Dans un cadre vaguement japonisant, où les lanternes de papier côtoient les posters affichant des masques orientaux ou des sourires fardés des geishas, on trouve peut-être l’une des meilleures affaires en ville. Si vous aimez l’ail. Si vous ne craignez pas la morsure sensuelle des petits chilis. Et si vous faites preuve d’ouverture au monde, car Man-Na propose de la cuisine coréenne de pure obédience, qui est, par ailleurs, presque méconnue tant on l’associe souvent à celles de ses puissants voisins chinois et japonais.
Or, la gastronomie coréenne vient d’un pays froid et humide. Ses spécialités vous collent aux flancs mais, surtout, vous gardent au chaud lorsque cela s’avère nécessaire. Et pendant la saison chaude, le génie coréen sait, avec discernement, préparer des petites choses irréprochables et originales pour défier un climat continental aussi brutal que le nôtre: des étés brûlants où l’on n’a envie que de légumes et de fruits. En outre, comme toutes les cuisines asiatiques, elle explose de parfums et d’aromates. Ce qui la rend, à mon avis, bien plus intéressante – et surtout plus digeste – que celles issues de climats semblables (Russie, Allemagne, Hongrie…).

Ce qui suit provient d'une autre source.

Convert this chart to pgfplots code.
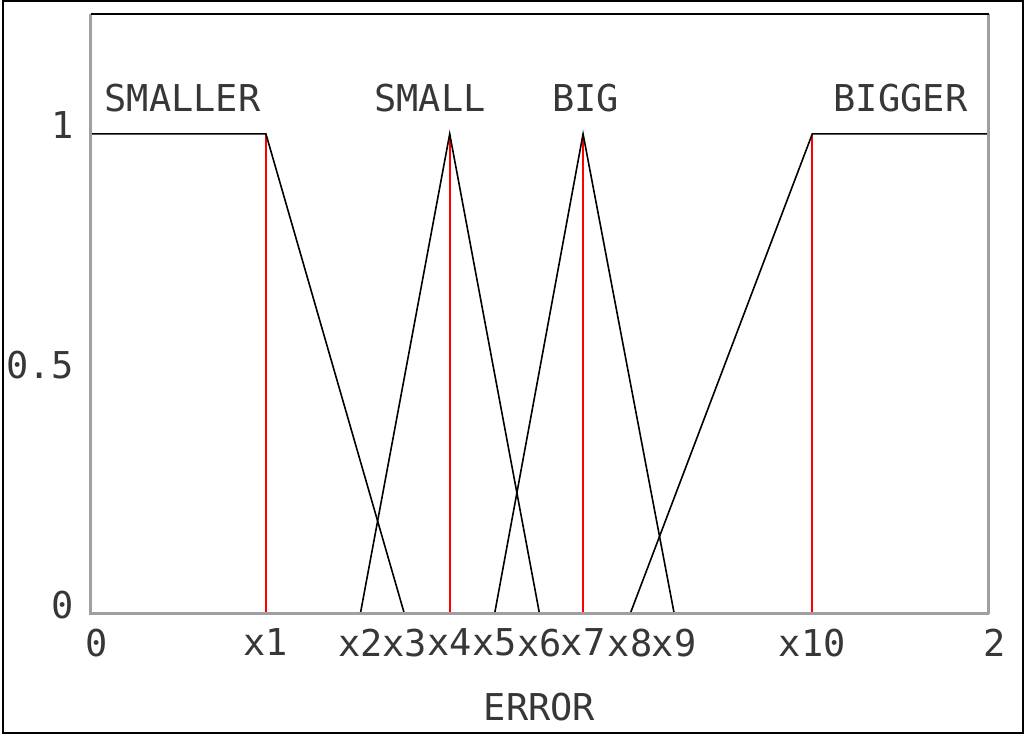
\documentclass[border=0pt]{standalone}
\usepackage{pgfplots}
\pgfplotsset{compat=1.18}
\usepackage{fontspec}
\setmainfont{DejaVu Sans Mono}

\definecolor{axisgray}{RGB}{160,160,160}
\definecolor{txt}{RGB}{55,55,55}

\newcommand{\lbl}{\fontsize{18.5}{20}\selectfont\color{txt}}

\begin{document}
\begin{tikzpicture}
  \begin{axis}[
    scale only axis,
    width=449.25pt,
    height=300pt,
    xmin=0, xmax=2,
    ymin=0, ymax=1.25,
    clip=false,
    axis line style={draw=none},
    tick style={draw=none},
    /pgf/number format/assume math mode=true,
    xtick={0.3907,0.601,0.699,0.8,0.9,1.0,1.097,1.202,1.30,1.6075},
    xticklabels={x1,x2,x3,x4,x5,x6,x7,x8,x9,x10},
    extra x ticks={0,2},
    extra x tick labels={0,2},
    extra x tick style={xticklabel style={anchor=north west, xshift=-6pt}},
    ytick={0,0.5,1},
    yticklabels={0,0.5,1},
    xticklabel style={font=\lbl, yshift=-4pt},
    yticklabel style={font=\lbl, anchor=east, xshift=-5pt, yshift=4.5pt},
    xlabel={ERROR},
    xlabel style={font=\lbl, at={(axis description cs:0.5,-0.155)}, anchor=center},
  ]
    % red guide lines at the peaks
    \addplot[red, line width=1pt, ycomb, mark=none]
      coordinates {(0.3907,1) (0.8,1) (1.097,1) (1.6075,1)};

    % membership functions
    \addplot[black, line width=0.8pt, mark=none]
      coordinates {(0,1) (0.3907,1) (0.699,0)};
    \addplot[black, line width=0.8pt, mark=none]
      coordinates {(0.601,0) (0.8,1) (1.0,0)};
    \addplot[black, line width=0.8pt, mark=none]
      coordinates {(0.9,0) (1.097,1) (1.30,0)};
    \addplot[black, line width=0.8pt, mark=none]
      coordinates {(1.202,0) (1.6075,1) (2,1)};

    % set names
    \node[font=\lbl] at (axis cs:0.205,1.075) {SMALLER};
    \node[font=\lbl] at (axis cs:0.756,1.075) {SMALL};
    \node[font=\lbl] at (axis cs:1.103,1.075) {BIG};
    \node[font=\lbl] at (axis cs:1.804,1.075) {BIGGER};

    % axis box: grey on three sides, black on top
    \draw[axisgray, line width=1.6pt]
      (rel axis cs:1,0) -- (rel axis cs:0,0) -- (rel axis cs:0,1);
    \draw[axisgray, line width=1.1pt] (rel axis cs:1,0) -- (rel axis cs:1,1);
    \draw[black, line width=1pt] (rel axis cs:0,1) -- (rel axis cs:1,1);

    % outer frame
    \draw[black, line width=1pt]
      (rel axis cs:-0.0979,-0.1983) rectangle (rel axis cs:1.0384,1.0217);
  \end{axis}
\end{tikzpicture}
\end{document}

Man-Na propose un menu où les spécialités d’hiver et d’été se rencontrent, dans un registre fort bien tenu et habilement expliqué. Tous les plats sont cuisinés avec soin et sont présentés avec élégance dans de la faïence importée de Corée ou du Japon. Rien de tout ce que nous avons essayé ne nous a déçus. Surpris, ça oui! Étonnés, assurément. Car cette cuisine décoiffe quand on y est exposé pour la première fois. Avant le repas, on vous apporte du riz blanc accompagné de quatre ou cinq kimchi, une variété de condiments de légumes relevés et à la forte personnalité qui suffiront à vous dépayser. Puis, prenez ces tuikim mandu, des dumplings façon pékinoise, cuits à la vapeur, mais dont la farce de porc bien épicé incendie un peu le bout de la langue; ils font juste assez de combustion pour vous faire pousser des petits gloussements de bonheur. On les engouffre goulûment. Et sans culpabilité tant ils sont légers. Dans la cuisine coréenne, le pa-jon est une crêpe de farine de blé, souvent servie dans la rue ou en pique-nique, et qui se prête à toutes les variations, en autant qu’elle contient les ciboules ou les oignons verts – que l’on appelle à tort les "échalotes". Ceux que nous préparent les cuisiniers de Man-Na sont faits avec de généreux morceaux de pieuvre fraîchement grillés et d’huîtres à peine saisies. En plat liquide, on trouve l’excellent bouillon épicé au boeuf et aux légumes, qui est subtil, mais relevé avec vigueur par le piment et l’ail, et réalisé presque sans matière grasse, juste un petit filet d’huile de sésame pour la forme. La Corée défend l’humble nouille avec brio dans le chol-myun, un plat où des nouilles de fécule de pomme de terre sont d’abord bouillies puis servies en étages sous une pile de légumes croustillants, des pousses de soja, du daikon, cet admirable radis blanc et doux, excellent pour la digestion, des carottes, du concombre, un oeuf dur, et un assaisonnement liquide absolument délicieux et idéal pour une soirée chaude. Dans tous les sens du terme. La maison propose aussi toutes sortes de sautés et des plats de riz tout aussi affriolants les uns que les autres. Et puisque les Coréens ne concluent jamais un repas sur une note sucrée, faites comme eux et contentez-vous d’une note, heureusement, assez peu salée: une quarantaine de dollars à deux, taxes, service et deux bières compris.